All of this is just to say that I approached the new Apple+ version of Cape Fear with some caution. Could it possibly be good? I mean, sure, Scorsese had returned to be an executive producer on this project – but how could they outdo the original.

We are far from the finale now – it airs on July 31st – but I can tell you that what I’ve seen so far is very, very good. Obviously, Bardem’s performance as Max Cady is an anchor for the miniseries. He is brutal and poetic, charming and damned, and ready to damn you. A chameleon with a dart of poison hidden inside.

However, Bardem is not the only one doing the heavy lifting. Amy Adams and Patrick Wilson are perfectly cast as the Bowdens, a local power couple and a legal dream team with a strange past, who are the target of Max Cady’s glimmering rage. They are both likeable and extremely unlikable. It’s a dynamic mix of dirty secrets and parental angst with these two. You are afraid for them, and you kind of want to smack some sense into them.

I also liked the modern touches. The true crime obsessives get a shout out for the leeching weirdos that they are. Online grooming comes into play. Cancel culture comes into play. The strangely cynical aspects of NGO fundraising come into play. The political battle over the prison industrial complex comes into play. The setting has been moved to Georgia (1991’s Cape Fear was set in Florida), and it works to great, moody effect.

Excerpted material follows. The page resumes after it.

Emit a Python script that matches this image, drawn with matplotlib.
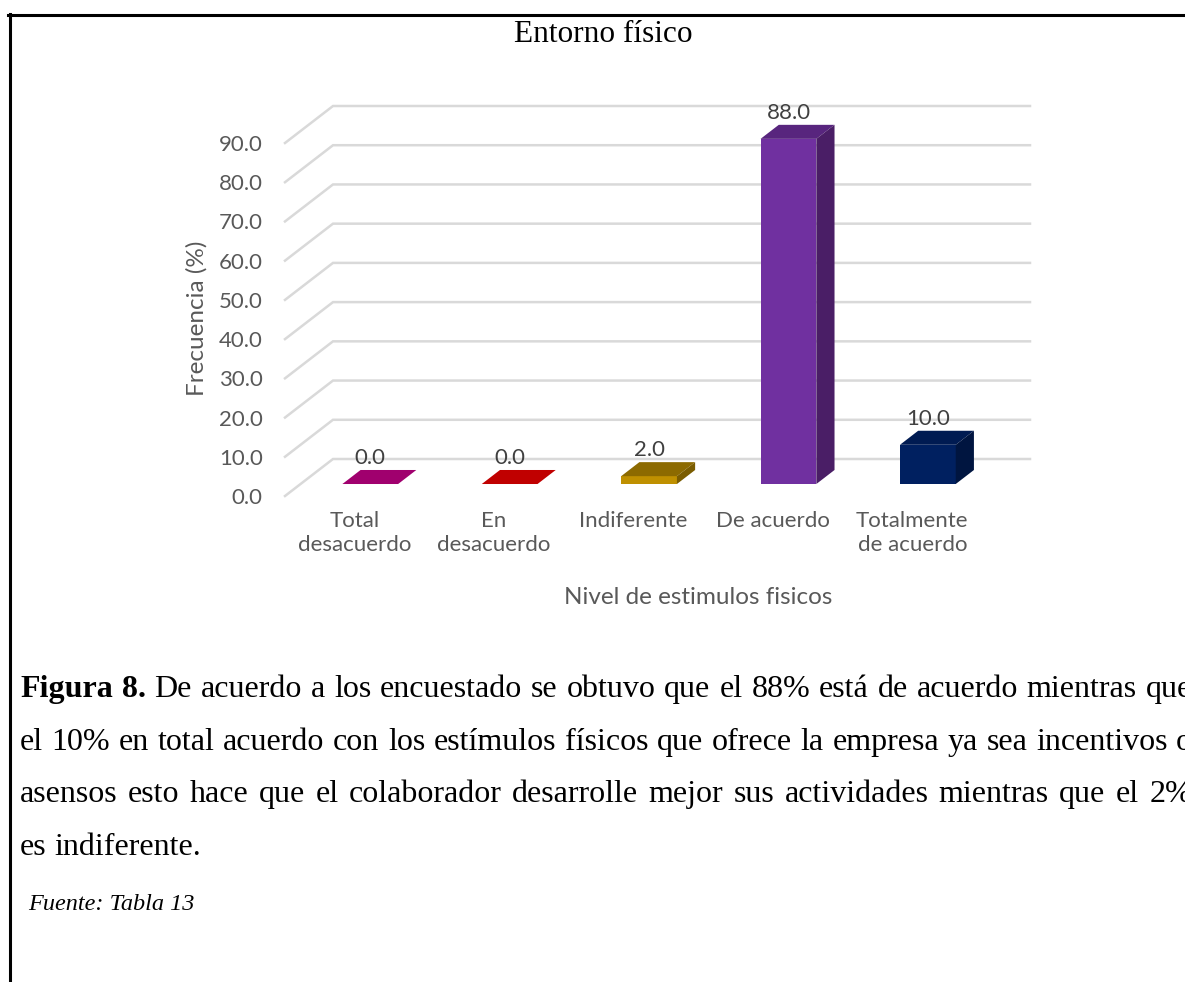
import numpy as np
import matplotlib.pyplot as plt
from matplotlib.patches import Polygon
from matplotlib.lines import Line2D

categorias = ["Total\ndesacuerdo", "En\ndesacuerdo", "Indiferente",
              "De acuerdo", "Totalmente\nde acuerdo"]
frecuencia = [0.0, 0.0, 2.0, 88.0, 10.0]
marcas_y = [0, 10, 20, 30, 40, 50, 60, 70, 80, 90]

color_frente = ["#B5007E", "#D00000", "#BF9000", "#7030A0", "#002060"]
color_tapa = ["#A0006E", "#C00000", "#8C6A00", "#58257E", "#001B52"]
color_lado = ["#7A0054", "#900000", "#7A5C00", "#4A1E66", "#001540"]

titulo_figura = "Figura 8."
texto_figura = [
    "De acuerdo a los encuestado se obtuvo que el 88% está de acuerdo mientras que",
    "el 10% en total acuerdo con los estímulos físicos que ofrece la empresa ya sea incentivos o",
    "asensos esto hace que el colaborador desarrolle mejor sus actividades mientras que el 2%",
    "es indiferente.",
]
nota_fuente = "Fuente: Tabla 13"

W, H = 1185, 982
fig = plt.figure(figsize=(W / 100, H / 100), dpi=100)


def fx(px):
    return px / W


def fy(py):
    return 1 - py / H


gris = "#595959"
fuente = "Lato"
tam = 16

# plano frontal del piso
ax = fig.add_axes([fx(285), fy(496), fx(982) - fx(285), fy(143) - fy(496)])
ax.set_xlim(-0.5, 4.5)
ax.set_ylim(0, 90)
for s in ax.spines.values():
    s.set_visible(False)

# profundidad (pared del fondo) en unidades de datos
prof_x = 48 / (697 / 5)
prof_y = 37 / (353 / 90)
f0, f1 = 0.324, 0.703
ancho = 0.40
dx = prof_x * (f1 - f0)
dy = prof_y * (f1 - f0)
base = prof_y * f0

# lineas de la pared y del costado
for v in marcas_y:
    ax.plot([-0.5, -0.5 + prof_x, 4.5 + prof_x], [v, v + prof_y, v + prof_y],
            color="#D9D9D9", lw=1.8, clip_on=False, zorder=1,
            solid_joinstyle="miter")

x = np.arange(len(frecuencia))
xc = x + prof_x * f0
ax.bar(xc, frecuencia, width=ancho, bottom=base, color=color_frente,
       zorder=3, clip_on=False)

for i, v in enumerate(frecuencia):
    xl = xc[i] - ancho / 2
    xr = xc[i] + ancho / 2
    top = base + v
    tapa = Polygon([(xl, top), (xr, top), (xr + dx, top + dy), (xl + dx, top + dy)],
                   closed=True, color=color_tapa[i], zorder=4, clip_on=False, lw=0)
    ax.add_patch(tapa)
    if v > 0:
        lado = Polygon([(xr, base), (xr, top), (xr + dx, top + dy), (xr + dx, base + dy)],
                       closed=True, color=color_lado[i], zorder=4, clip_on=False, lw=0)
        ax.add_patch(lado)
    ax.annotate(f"{v:.1f}", (xc[i], top + dy), xytext=(0, 8.5),
                textcoords="offset points", ha="center", va="center",
                fontsize=tam, family=fuente, color="#404040", zorder=5,
                annotation_clip=False)

ax.set_yticks(marcas_y)
ax.set_yticklabels([f"{v:.1f}" for v in marcas_y])
ax.set_xticks(x)
ax.set_xticklabels(categorias)
ax.tick_params(axis="y", length=0, pad=16, labelsize=tam, labelcolor=gris)
ax.tick_params(axis="x", length=0, pad=11, labelsize=tam, labelcolor=gris)
for t in ax.get_xticklabels() + ax.get_yticklabels():
    t.set_family(fuente)
for t in ax.get_xticklabels():
    t.set_linespacing(1.25)

ax.set_ylabel("Frecuencia (%)", fontsize=17.5, family=fuente, color=gris,
              va="center")
ax.yaxis.set_label_coords((197 - 285) / 697, (496 - 318) / 353)
ax.set_xlabel("Nivel de estimulos fisicos", fontsize=17.5, family=fuente,
              color=gris, va="center")
ax.xaxis.set_label_coords((698.5 - 285) / 697, (496 - 597) / 353)

fig.text(fx(603), fy(35), "Entorno físico", ha="center", va="center",
         family="Liberation Serif", fontsize=22.5, color="black")

# texto de la figura, justificado
serif = "Liberation Serif"
tam_texto = 23
renderer = fig.canvas.get_renderer()


def escribir_linea(y, palabras, x0, x1=None):
    arts = []
    for palabra, peso in palabras:
        arts.append(fig.text(0, fy(y), palabra, family=serif, weight=peso,
                             fontsize=tam_texto, va="baseline"))
    anchos = [a.get_window_extent(renderer=renderer).width for a in arts]
    espacio = arts[0].get_fontsize() * 0.25 * 100 / 72
    if x1 is not None and len(arts) > 1:
        espacio = (x1 - x0 - sum(anchos)) / (len(arts) - 1)
    pos = x0
    for a, w in zip(arts, anchos):
        a.set_x(fx(pos))
        pos += w + espacio


base_lineas = [697, 750, 802, 855]
for k, (yb, linea) in enumerate(zip(base_lineas, texto_figura)):
    palabras = [(p, "normal") for p in linea.split(" ")]
    if k == 0:
        palabras = [(p, "bold") for p in titulo_figura.split(" ")] + palabras
    fin = 1192 if k < len(texto_figura) - 1 else None
    escribir_linea(yb, palabras, 20, fin)

fig.text(fx(28), fy(910), nota_fuente, family=serif, style="italic",
         fontsize=17.5, va="baseline")

# marco
fig.add_artist(Line2D([fx(8), 1], [fy(15), fy(15)], color="black", lw=2.2))
fig.add_artist(Line2D([fx(9.5), fx(9.5)], [fy(14), 0], color="black", lw=2.2))

fig.savefig("out.png", dpi=100)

I am not giving away all of the twists and turns of the plot, but I do want to point out that I like the way this miniseries was filmed and put together. The dramatic score in particular is a throwback to the classics, and so is the cinematography. There is none of that grimy palette that characterizes so much of our current prestige television. This new Cape Fear is a riot of color, like a poisonous plant patch.

It does make me long for a time when Javier Bardem can go back to playing soft roles with as much intensity as his villain roles. His Max Cady is not quite comparable to Anton Chigurh – nor should he be, that was a career-defining role that became a cultural touchstone  – but you can see how much fun he has with this character.

What I want to see next is him inhabiting a big dramatic role fully as a hero. We saw flashes of that in F1 – the affability, and the vulnerability both. We deserve more. And so does Bardem.